#### Task statement
In the records that follow, locate every line with "code" and extract it.

#### Extracted entries

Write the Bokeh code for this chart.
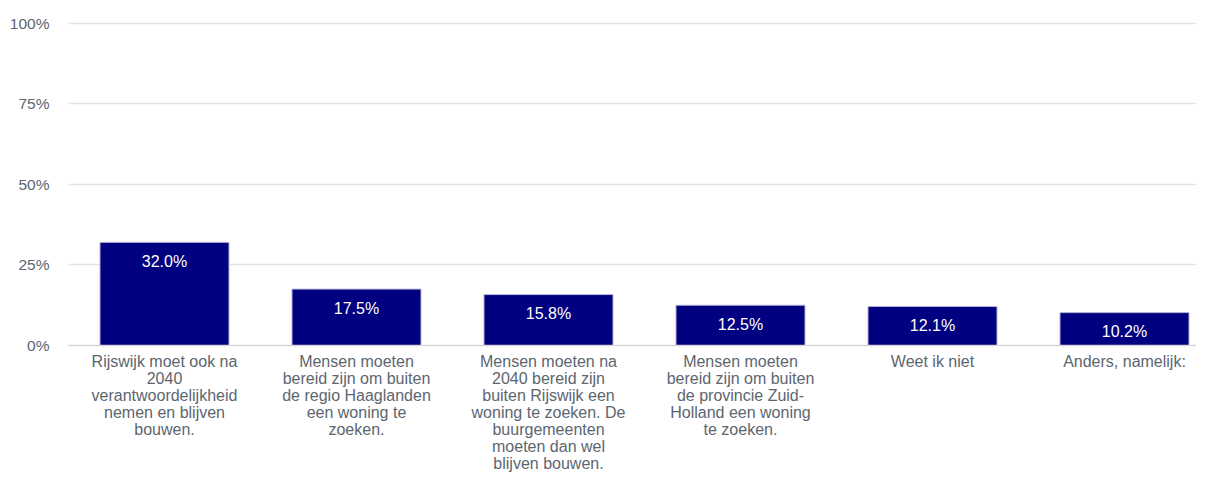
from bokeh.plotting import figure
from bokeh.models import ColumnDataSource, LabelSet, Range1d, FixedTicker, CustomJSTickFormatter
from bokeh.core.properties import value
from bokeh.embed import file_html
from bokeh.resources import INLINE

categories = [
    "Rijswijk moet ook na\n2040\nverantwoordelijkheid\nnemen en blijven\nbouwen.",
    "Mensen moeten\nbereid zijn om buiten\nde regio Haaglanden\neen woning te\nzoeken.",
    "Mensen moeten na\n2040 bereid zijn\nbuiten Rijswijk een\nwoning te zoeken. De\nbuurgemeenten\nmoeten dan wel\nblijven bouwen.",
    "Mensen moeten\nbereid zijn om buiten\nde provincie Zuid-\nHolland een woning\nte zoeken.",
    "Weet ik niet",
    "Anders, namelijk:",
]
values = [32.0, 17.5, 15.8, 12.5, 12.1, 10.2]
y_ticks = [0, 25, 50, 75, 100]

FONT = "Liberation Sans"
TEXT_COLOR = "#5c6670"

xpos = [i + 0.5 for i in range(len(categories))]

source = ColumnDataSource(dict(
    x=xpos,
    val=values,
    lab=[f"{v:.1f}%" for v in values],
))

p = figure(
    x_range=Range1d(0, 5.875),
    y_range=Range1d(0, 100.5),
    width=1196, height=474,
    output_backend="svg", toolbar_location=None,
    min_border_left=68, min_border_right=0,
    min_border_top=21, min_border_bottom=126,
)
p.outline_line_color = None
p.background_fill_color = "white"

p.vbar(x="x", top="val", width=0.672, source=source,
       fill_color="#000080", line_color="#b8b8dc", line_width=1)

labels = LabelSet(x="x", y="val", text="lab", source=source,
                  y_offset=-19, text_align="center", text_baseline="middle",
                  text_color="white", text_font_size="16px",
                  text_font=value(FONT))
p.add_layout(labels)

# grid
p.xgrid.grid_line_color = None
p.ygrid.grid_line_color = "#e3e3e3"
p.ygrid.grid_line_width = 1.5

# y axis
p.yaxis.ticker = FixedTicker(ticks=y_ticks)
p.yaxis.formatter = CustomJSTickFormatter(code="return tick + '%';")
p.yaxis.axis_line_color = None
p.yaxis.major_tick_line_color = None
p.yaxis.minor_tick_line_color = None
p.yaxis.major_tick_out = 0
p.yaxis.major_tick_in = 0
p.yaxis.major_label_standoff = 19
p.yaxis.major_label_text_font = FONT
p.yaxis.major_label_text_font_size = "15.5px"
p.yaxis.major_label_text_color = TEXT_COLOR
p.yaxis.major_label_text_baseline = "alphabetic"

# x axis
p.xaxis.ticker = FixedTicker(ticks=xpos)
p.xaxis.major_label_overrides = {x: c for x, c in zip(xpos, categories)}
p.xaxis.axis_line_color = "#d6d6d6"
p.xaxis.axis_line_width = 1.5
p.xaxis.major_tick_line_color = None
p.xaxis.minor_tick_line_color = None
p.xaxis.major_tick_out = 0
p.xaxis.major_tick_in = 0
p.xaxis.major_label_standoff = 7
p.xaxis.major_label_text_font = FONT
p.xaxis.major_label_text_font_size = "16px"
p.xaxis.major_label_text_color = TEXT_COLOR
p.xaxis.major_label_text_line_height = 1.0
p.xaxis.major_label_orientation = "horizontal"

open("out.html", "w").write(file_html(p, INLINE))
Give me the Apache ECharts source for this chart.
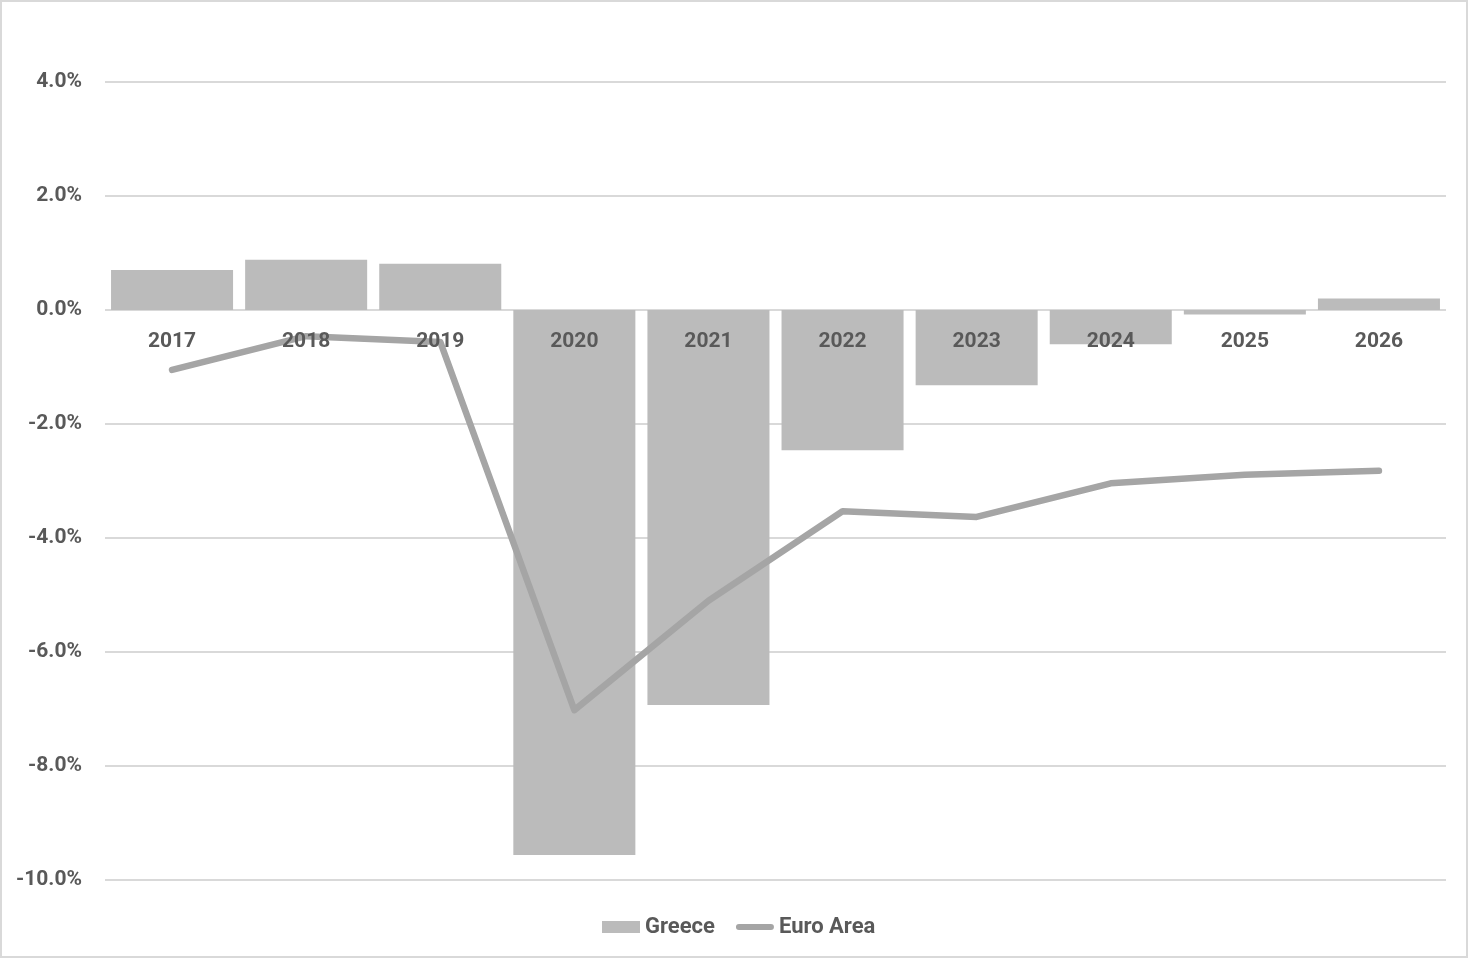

#### Worked solution
Write the Bokeh code for this chart.
p.yaxis.formatter = CustomJSTickFormatter(code="return tick + '%';")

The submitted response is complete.